Talking with Rolling Stone, Beck’s longtime drummer Joey Waronker explained, “There was this crazy choreography, where [Beck] was in a harness inside this moving wheel, being hit with sticks… In the footage, it looked like he was floating around. Somehow, he got seriously hurt.”
He said he doesn’t want to be “like the guy who won’t stop talking about his war wounds at the picnic” but the incident and its flow-on health effects have hugely impacted his career, even leading him to consider that his touring career could be cut short. “I thought, ‘This is it,'” he said.
Beck did, however, release two albums in the three years following the accident. As he toured in support of his 2008 album Modern Guilt, he noticed his movement was quite limited. “I stopped touring indefinitely,” he said of that period in his career. “I didn’t know if I ever would again. I wasn’t able to use my guitar and voice in the same way. It altered my life for a long time.”

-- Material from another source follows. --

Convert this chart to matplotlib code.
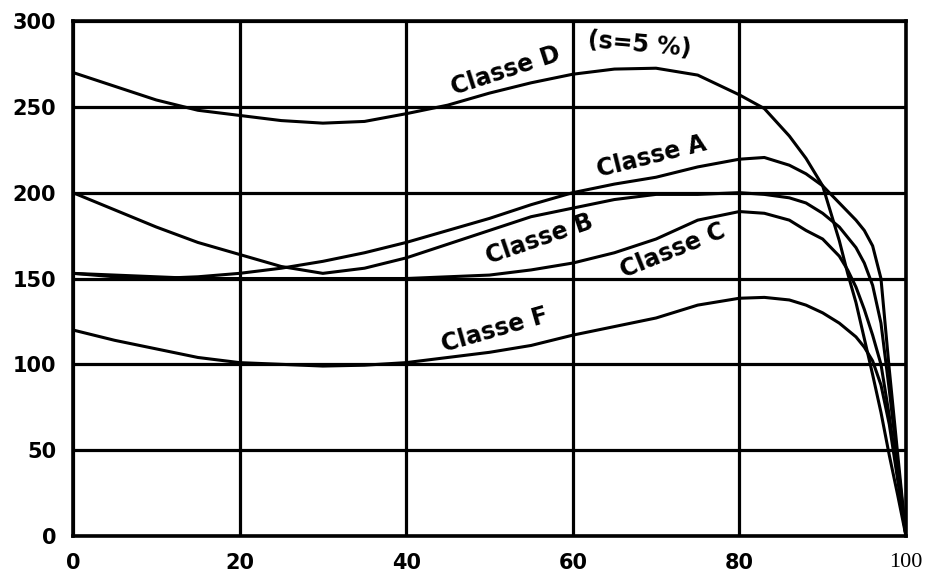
import matplotlib
matplotlib.use("Agg")
import matplotlib.pyplot as plt

# valeurs
x_pts = [0, 5, 10, 15, 20, 25, 30, 35, 40, 45, 50, 55, 60, 65, 70, 75,
         80, 83, 86, 88, 90, 92, 93, 94, 95, 96, 97, 98, 99, 100]

classe_d = [270, 262, 254, 248, 245, 242, 240.5, 241.5, 246, 251, 258, 264, 269, 272, 272.5, 268.5,
            257, 249, 233, 220, 204, 172, 153, 136, 115, 94, 72, 47, 24, 0]
classe_a = [153, 151, 150, 151, 153, 156, 160, 165, 171, 178, 185, 193, 200, 205, 209, 215,
            219.5, 220.5, 216, 211, 204, 194, 189, 184, 178, 169, 150, 97, 48, 0]
classe_b = [200, 190, 180, 171, 164, 157, 153, 156, 162, 170, 178, 186, 191, 196, 199, 199,
            200, 199, 197, 194, 188, 180, 174, 168, 159, 146, 124, 85, 43, 0]
classe_c = [153, 152, 151, 150, 150, 150, 150, 150, 150, 151, 152, 155, 159, 165, 173, 184,
            189, 188, 184, 178, 173, 163, 155, 145, 132, 117, 100, 70, 35, 0]
classe_f = [120, 114, 109, 104, 101, 100, 99, 99.5, 101, 104, 107, 111, 117, 122, 127, 134.5,
            138.5, 139, 137.5, 134.5, 130, 124, 120, 116, 110, 102, 88, 65, 33, 0]

x_ticks = [0, 20, 40, 60, 80, 100]
y_ticks = [0, 50, 100, 150, 200, 250, 300]

fig = plt.figure(figsize=(9.27, 5.74), dpi=100)
ax = fig.add_axes([0.0787, 0.0662, 0.8986, 0.8972])

for serie in [classe_d, classe_a, classe_b, classe_c, classe_f]:
    ax.plot(x_pts, serie, color="black", lw=2.2, solid_joinstyle="round", solid_capstyle="round")

ax.set_xlim(0, 100)
ax.set_ylim(0, 300)
ax.set_xticks(x_ticks)
ax.set_yticks(y_ticks)
ax.grid(True, color="black", lw=2.3)
ax.set_axisbelow(True)
for s in ax.spines.values():
    s.set_linewidth(2.6)
ax.tick_params(length=0, pad=12, labelsize=15)
for lab in ax.get_xticklabels() + ax.get_yticklabels():
    lab.set_fontweight("bold")
xl = ax.get_xticklabels()
xl[-1].set_fontweight("normal")
xl[-1].set_family("Liberation Serif")
xl[-1].set_fontsize(16)

txt = dict(fontsize=17, fontweight="bold", ha="center", va="center", rotation_mode="anchor")
ax.text(52, 271, "Classe D", rotation=18, **txt)
ax.text(68, 286, "(s=5 %)", rotation=-5, **txt)
ax.text(69.5, 221, "Classe A", rotation=14, **txt)
ax.text(56, 173, "Classe B", rotation=19, **txt)
ax.text(72, 166, "Classe C", rotation=22, **txt)
ax.text(50.7, 120, "Classe F", rotation=16, **txt)

fig.savefig("out.png", dpi=100)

Beck’s once consistent musical output began to deviate from the norm. He produced albums for Charlotte Gainsbourg and Stephen Malkmus, released covers of classic albums and put out the sheet-music album Song Reader.
Beck admits that he wondered if he’d ever return to the form which catapulted him into the spotlight as one of the fresh, new, postmodern artists of the 90s. “An executive said he thought I was better as a producer than as an artist… I kind of took that to heart. I considered doing other things, like putting out books, or I don’t know, making T-shirts?”
Beck has now returned with new album Morning Phase, which was released last month as his first album in six years.
The 2005 video for E-Pro featured Beck floating over a series of computer-generated landscapes, and was directed by London art collective Shynola.